Eliminating periods with continuous birth control may sound like a woman’s dream, but is it safe?

Side Effects

So far, there's not enough data to declare menstrual suppression safe, the group says. It calls for greater research into the health effects of menstrual suppression, including effects on bone health, risks for blood clots and strokes, and effects on fertility, among other issues.

Prior worries, too, that continuous oral contraceptive use could increase risk of breast cancer. "My impression as somebody who cares about normal physiology is that the breasts need a break from hormones each month. That's why during menstrual flow, estrogen and progesterone levels are low." With continuous hormones, "the breasts never get a break.

"I think that there are acceptable side effects of hormonal contraception," she says. For example, a woman may be willing to accept increased risk of blood clots as a trade-off for preventing pregnancy. "But if you're going to use this not as a contraceptive, but as a lifestyle thing -- as something just because 'I want to get rid of my period' -- then you have to look at the risks in a totally different light."
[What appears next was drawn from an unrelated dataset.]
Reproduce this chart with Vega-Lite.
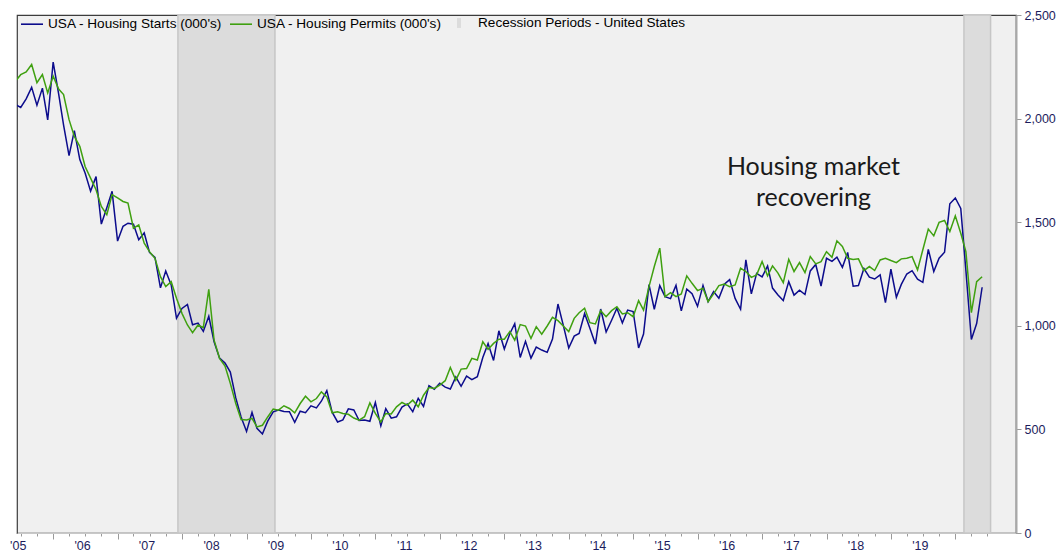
{
  "$schema": "https://vega.github.io/schema/vega-lite/v6.json",
  "width": 999,
  "height": 518,
  "autosize": {"type": "none"},
  "padding": {"left": 17, "top": 15, "right": 42, "bottom": 20},
  "background": "white",
  "config": {
    "view": {"fill": "#f0f0f0", "stroke": "#3c3c3c", "strokeWidth": 1.2},
    "font": "Liberation Sans"
  },
  "datasets": {
    "housing": [
      {"date":"2005-06-01","starts":2068,"permits":2180},{"date":"2005-07-01","starts":2054,"permits":2212},{"date":"2005-08-01","starts":2095,"permits":2225},{"date":"2005-09-01","starts":2151,"permits":2261},{"date":"2005-10-01","starts":2065,"permits":2173},{"date":"2005-11-01","starts":2147,"permits":2213},{"date":"2005-12-01","starts":1994,"permits":2124},
      {"date":"2006-01-01","starts":2273,"permits":2205},{"date":"2006-02-01","starts":2119,"permits":2143},{"date":"2006-03-01","starts":1969,"permits":2116},{"date":"2006-04-01","starts":1821,"permits":1995},{"date":"2006-05-01","starts":1942,"permits":1914},{"date":"2006-06-01","starts":1802,"permits":1866},{"date":"2006-07-01","starts":1737,"permits":1769},{"date":"2006-08-01","starts":1650,"permits":1713},{"date":"2006-09-01","starts":1720,"permits":1657},{"date":"2006-10-01","starts":1491,"permits":1576},{"date":"2006-11-01","starts":1570,"permits":1536},{"date":"2006-12-01","starts":1649,"permits":1633},
      {"date":"2007-01-01","starts":1409,"permits":1617},{"date":"2007-02-01","starts":1480,"permits":1600},{"date":"2007-03-01","starts":1495,"permits":1592},{"date":"2007-04-01","starts":1490,"permits":1471},{"date":"2007-05-01","starts":1415,"permits":1487},{"date":"2007-06-01","starts":1448,"permits":1399},{"date":"2007-07-01","starts":1354,"permits":1358},{"date":"2007-08-01","starts":1330,"permits":1326},{"date":"2007-09-01","starts":1183,"permits":1237},{"date":"2007-10-01","starts":1264,"permits":1189},{"date":"2007-11-01","starts":1197,"permits":1213},{"date":"2007-12-01","starts":1037,"permits":1133},
      {"date":"2008-01-01","starts":1084,"permits":1060},{"date":"2008-02-01","starts":1103,"permits":1004},{"date":"2008-03-01","starts":1005,"permits":967},{"date":"2008-04-01","starts":1013,"permits":1004},{"date":"2008-05-01","starts":973,"permits":991},{"date":"2008-06-01","starts":1046,"permits":1176},{"date":"2008-07-01","starts":923,"permits":931},{"date":"2008-08-01","starts":844,"permits":843},{"date":"2008-09-01","starts":820,"permits":806},{"date":"2008-10-01","starts":777,"permits":722},{"date":"2008-11-01","starts":652,"permits":625},{"date":"2008-12-01","starts":560,"permits":548},
      {"date":"2009-01-01","starts":490,"permits":545},{"date":"2009-02-01","starts":582,"permits":553},{"date":"2009-03-01","starts":505,"permits":512},{"date":"2009-04-01","starts":478,"permits":520},{"date":"2009-05-01","starts":540,"permits":560},{"date":"2009-06-01","starts":585,"permits":598},{"date":"2009-07-01","starts":594,"permits":593},{"date":"2009-08-01","starts":586,"permits":614},{"date":"2009-09-01","starts":585,"permits":601},{"date":"2009-10-01","starts":534,"permits":580},{"date":"2009-11-01","starts":588,"permits":625},{"date":"2009-12-01","starts":581,"permits":660},
      {"date":"2010-01-01","starts":614,"permits":633},{"date":"2010-02-01","starts":604,"permits":649},{"date":"2010-03-01","starts":636,"permits":681},{"date":"2010-04-01","starts":687,"permits":657},{"date":"2010-05-01","starts":583,"permits":580},{"date":"2010-06-01","starts":536,"permits":585},{"date":"2010-07-01","starts":546,"permits":577},{"date":"2010-08-01","starts":599,"permits":573},{"date":"2010-09-01","starts":594,"permits":555},{"date":"2010-10-01","starts":543,"permits":545},{"date":"2010-11-01","starts":545,"permits":561},{"date":"2010-12-01","starts":539,"permits":628},
      {"date":"2011-01-01","starts":630,"permits":577},{"date":"2011-02-01","starts":517,"permits":536},{"date":"2011-03-01","starts":600,"permits":577},{"date":"2011-04-01","starts":554,"permits":574},{"date":"2011-05-01","starts":561,"permits":609},{"date":"2011-06-01","starts":608,"permits":630},{"date":"2011-07-01","starts":623,"permits":617},{"date":"2011-08-01","starts":585,"permits":641},{"date":"2011-09-01","starts":650,"permits":609},{"date":"2011-10-01","starts":611,"permits":665},{"date":"2011-11-01","starts":711,"permits":702},{"date":"2011-12-01","starts":694,"permits":698},
      {"date":"2012-01-01","starts":723,"permits":714},{"date":"2012-02-01","starts":704,"permits":735},{"date":"2012-03-01","starts":695,"permits":799},{"date":"2012-04-01","starts":753,"permits":738},{"date":"2012-05-01","starts":708,"permits":791},{"date":"2012-06-01","starts":757,"permits":794},{"date":"2012-07-01","starts":740,"permits":843},{"date":"2012-08-01","starts":754,"permits":835},{"date":"2012-09-01","starts":847,"permits":923},{"date":"2012-10-01","starts":915,"permits":886},{"date":"2012-11-01","starts":833,"permits":915},{"date":"2012-12-01","starts":976,"permits":935},
      {"date":"2013-01-01","starts":888,"permits":935},{"date":"2013-02-01","starts":962,"permits":972},{"date":"2013-03-01","starts":1010,"permits":931},{"date":"2013-04-01","starts":847,"permits":1006},{"date":"2013-05-01","starts":925,"permits":999},{"date":"2013-06-01","starts":844,"permits":939},{"date":"2013-07-01","starts":897,"permits":996},{"date":"2013-08-01","starts":883,"permits":960},{"date":"2013-09-01","starts":872,"permits":999},{"date":"2013-10-01","starts":936,"permits":1041},{"date":"2013-11-01","starts":1105,"permits":1025},{"date":"2013-12-01","starts":1003,"permits":999},
      {"date":"2014-01-01","starts":893,"permits":972},{"date":"2014-02-01","starts":950,"permits":1036},{"date":"2014-03-01","starts":963,"permits":1063},{"date":"2014-04-01","starts":1059,"permits":1085},{"date":"2014-05-01","starts":988,"permits":1015},{"date":"2014-06-01","starts":912,"permits":1009},{"date":"2014-07-01","starts":1081,"permits":1073},{"date":"2014-08-01","starts":970,"permits":1044},{"date":"2014-09-01","starts":1027,"permits":1073},{"date":"2014-10-01","starts":1085,"permits":1092},{"date":"2014-11-01","starts":1014,"permits":1057},{"date":"2014-12-01","starts":1076,"permits":1063},
      {"date":"2015-01-01","starts":1069,"permits":1044},{"date":"2015-02-01","starts":893,"permits":1121},{"date":"2015-03-01","starts":960,"permits":1076},{"date":"2015-04-01","starts":1199,"permits":1189},{"date":"2015-05-01","starts":1080,"permits":1286},{"date":"2015-06-01","starts":1194,"permits":1375},{"date":"2015-07-01","starts":1141,"permits":1141},{"date":"2015-08-01","starts":1131,"permits":1160},{"date":"2015-09-01","starts":1195,"permits":1141},{"date":"2015-10-01","starts":1072,"permits":1154},{"date":"2015-11-01","starts":1177,"permits":1241},{"date":"2015-12-01","starts":1155,"permits":1205},
      {"date":"2016-01-01","starts":1094,"permits":1170},{"date":"2016-02-01","starts":1195,"permits":1181},{"date":"2016-03-01","starts":1117,"permits":1117},{"date":"2016-04-01","starts":1165,"permits":1154},{"date":"2016-05-01","starts":1133,"permits":1194},{"date":"2016-06-01","starts":1201,"permits":1201},{"date":"2016-07-01","starts":1223,"permits":1189},{"date":"2016-08-01","starts":1132,"permits":1197},{"date":"2016-09-01","starts":1080,"permits":1278},{"date":"2016-10-01","starts":1318,"permits":1262},{"date":"2016-11-01","starts":1154,"permits":1234},{"date":"2016-12-01","starts":1253,"permits":1246},
      {"date":"2017-01-01","starts":1236,"permits":1310},{"date":"2017-02-01","starts":1289,"permits":1241},{"date":"2017-03-01","starts":1182,"permits":1289},{"date":"2017-04-01","starts":1149,"permits":1254},{"date":"2017-05-01","starts":1122,"permits":1208},{"date":"2017-06-01","starts":1213,"permits":1321},{"date":"2017-07-01","starts":1148,"permits":1262},{"date":"2017-08-01","starts":1172,"permits":1305},{"date":"2017-09-01","starts":1151,"permits":1257},{"date":"2017-10-01","starts":1265,"permits":1334},{"date":"2017-11-01","starts":1296,"permits":1299},{"date":"2017-12-01","starts":1192,"permits":1310},
      {"date":"2018-01-01","starts":1326,"permits":1358},{"date":"2018-02-01","starts":1311,"permits":1331},{"date":"2018-03-01","starts":1331,"permits":1410},{"date":"2018-04-01","starts":1282,"permits":1383},{"date":"2018-05-01","starts":1354,"permits":1326},{"date":"2018-06-01","starts":1191,"permits":1320},{"date":"2018-07-01","starts":1194,"permits":1323},{"date":"2018-08-01","starts":1276,"permits":1266},{"date":"2018-09-01","starts":1235,"permits":1286},{"date":"2018-10-01","starts":1226,"permits":1267},{"date":"2018-11-01","starts":1246,"permits":1318},{"date":"2018-12-01","starts":1112,"permits":1326},
      {"date":"2019-01-01","starts":1273,"permits":1315},{"date":"2019-02-01","starts":1138,"permits":1305},{"date":"2019-03-01","starts":1200,"permits":1323},{"date":"2019-04-01","starts":1250,"permits":1326},{"date":"2019-05-01","starts":1266,"permits":1334},{"date":"2019-06-01","starts":1225,"permits":1270},{"date":"2019-07-01","starts":1210,"permits":1367},{"date":"2019-08-01","starts":1369,"permits":1467},{"date":"2019-09-01","starts":1262,"permits":1434},{"date":"2019-10-01","starts":1326,"permits":1499},{"date":"2019-11-01","starts":1355,"permits":1508},{"date":"2019-12-01","starts":1589,"permits":1455},
      {"date":"2020-01-01","starts":1617,"permits":1531},{"date":"2020-02-01","starts":1566,"permits":1447},{"date":"2020-03-01","starts":1267,"permits":1358},{"date":"2020-04-01","starts":934,"permits":1063},{"date":"2020-05-01","starts":1011,"permits":1213},{"date":"2020-06-01","starts":1186,"permits":1237}
    ],
    "recessions": [
      {"start":"2007-12-09","end":"2009-06-11"},
      {"start":"2020-02-19","end":"2020-07-19"}
    ],
    "notes": [
      {"date":"2017-10-19","value":1768,"label":"Housing market\nrecovering"}
    ]
  },
  "layer": [
    {
      "data": {"name": "recessions"},
      "mark": {"type": "rect", "stroke": "#c6c6c6", "strokeWidth": 1.5},
      "encoding": {
        "x": {
          "field": "start", "type": "temporal", "title": null,
          "scale": {"type": "utc", "domain": [{"year": 2005, "month": 6, "date": 10, "utc": true}, {"year": 2020, "month": 12, "date": 10, "utc": true}]},
          "axis": {
            "title": null,
            "tickCount": {"interval": "month", "step": 3},
            "labelExpr": "utcmonth(datum.value) == 6 && utcyear(datum.value) < 2020 ? \"'\" + utcFormat(datum.value, '%y') : ''",
            "labelOverlap": false,
            "labelFlush": false,
            "labelColor": "#1c1c5c",
            "labelFont": "Liberation Sans",
            "labelFontSize": 12.5,
            "labelPadding": 3,
            "labelOffset": -3,
            "tickColor": "#9a9a9a",
            "tickSize": {"condition": {"test": "utcmonth(datum.value) == 0", "value": 6}, "value": 3},
            "tickOpacity": {"condition": {"test": "datum.value > utc(2020, 7, 15)", "value": 0}, "value": 1},
            "domainColor": "#c8c8c8",
            "domainWidth": 1.2,
            "grid": false
          }
        },
        "x2": {"field": "end"},
        "fill": {
          "datum": "Recession Periods - United States",
          "scale": {"domain": ["Recession Periods - United States"], "range": ["#dcdcdc"]},
          "legend": {
            "title": null,
            "orient": "none",
            "legendX": 431,
            "legendY": -3,
            "padding": 0,
            "symbolType": "M-0.18,-0.45L0.18,-0.45L0.18,0.45L-0.18,0.45Z",
            "symbolSize": 484,
            "symbolFillColor": "#cdcdcd",
            "symbolStrokeColor": "#cdcdcd",
            "symbolStrokeWidth": 0,
            "labelOffset": 8,
            "labelFont": "Liberation Sans",
            "labelFontSize": 13.6,
            "labelColor": "#000000",
            "labelLimit": 400
          }
        }
      }
    },
    {
      "data": {"name": "housing"},
      "mark": {"type": "line", "clip": true, "strokeWidth": 1.5},
      "encoding": {
        "x": {"field": "date", "type": "temporal", "title": null},
        "y": {
          "field": "starts", "type": "quantitative", "title": null,
          "scale": {"domain": [0, 2500], "nice": false, "zero": true},
          "axis": {
            "title": null,
            "orient": "right",
            "values": [0, 500, 1000, 1500, 2000, 2500],
            "format": ",.0f",
            "labelColor": "#1c1c5c",
            "labelFont": "Liberation Sans",
            "labelFontSize": 12.5,
            "labelPadding": 3,
            "tickColor": "#9a9a9a",
            "tickSize": 5,
            "domainColor": "#a8a8a8",
            "domainWidth": 2,
            "grid": false
          }
        },
        "color": {
          "datum": "USA - Housing Starts (000's)",
          "scale": {
            "domain": ["USA - Housing Starts (000's)", "USA - Housing Permits (000's)"],
            "range": ["#0c0c8c", "#3fa010"]
          },
          "legend": {
            "title": null,
            "orient": "none",
            "legendX": 3,
            "legendY": -3,
            "direction": "horizontal",
            "padding": 0,
            "symbolType": "stroke",
            "symbolSize": 484,
            "symbolStrokeWidth": 1.6,
            "labelOffset": 4,
            "columnPadding": 3,
            "labelFont": "Liberation Sans",
            "labelFontSize": 13.6,
            "labelColor": "#000000",
            "labelLimit": 400
          }
        }
      }
    },
    {
      "data": {"name": "housing"},
      "mark": {"type": "line", "clip": true, "strokeWidth": 1.5},
      "encoding": {
        "x": {"field": "date", "type": "temporal", "title": null},
        "y": {"field": "permits", "type": "quantitative", "title": null},
        "color": {"datum": "USA - Housing Permits (000's)"}
      }
    },
    {
      "data": {"name": "notes"},
      "mark": {"type": "text", "font": "Lato", "fontSize": 25, "lineBreak": "\n", "lineHeight": 31, "align": "center", "baseline": "middle", "color": "#1a1a1a"},
      "encoding": {
        "x": {"field": "date", "type": "temporal", "title": null},
        "y": {"field": "value", "type": "quantitative", "title": null},
        "text": {"field": "label"}
      }
    }
  ]
}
How to Talk With Your Doctor

Opting out of periods is so new that doctors have no consensus on how many years a woman should go through normal menstruation before she tries menstrual suppression. Nor are there any age guidelines.

But here are some pointers to help women and their doctors to decide:

Effectiveness. Menstrual suppression isn't a sure bet, Miller says. "It doesn't always work. Irregular bleeding is very common, especially in the first three to six months, and that's a hard thing to go through. A lot of women don't get those four perfect periods."

By six months, 70% of women on extended birth control will have no more bleeding, she says. By one year, the figure rises to 90%. Still, researchers are trying to figure out how to reduce irregular bleeding. Women who don't want to deal with surprise bleeding may want to avoid the new drugs, Miller says.

Age. Which groups should avoid extended or continuous birth control? What about adolescents? "That's a hard thing," Miller says. While no age guidelines exist, Miller says that women aged 18-22 might be the youngest age group that she would recommend for prescriptions.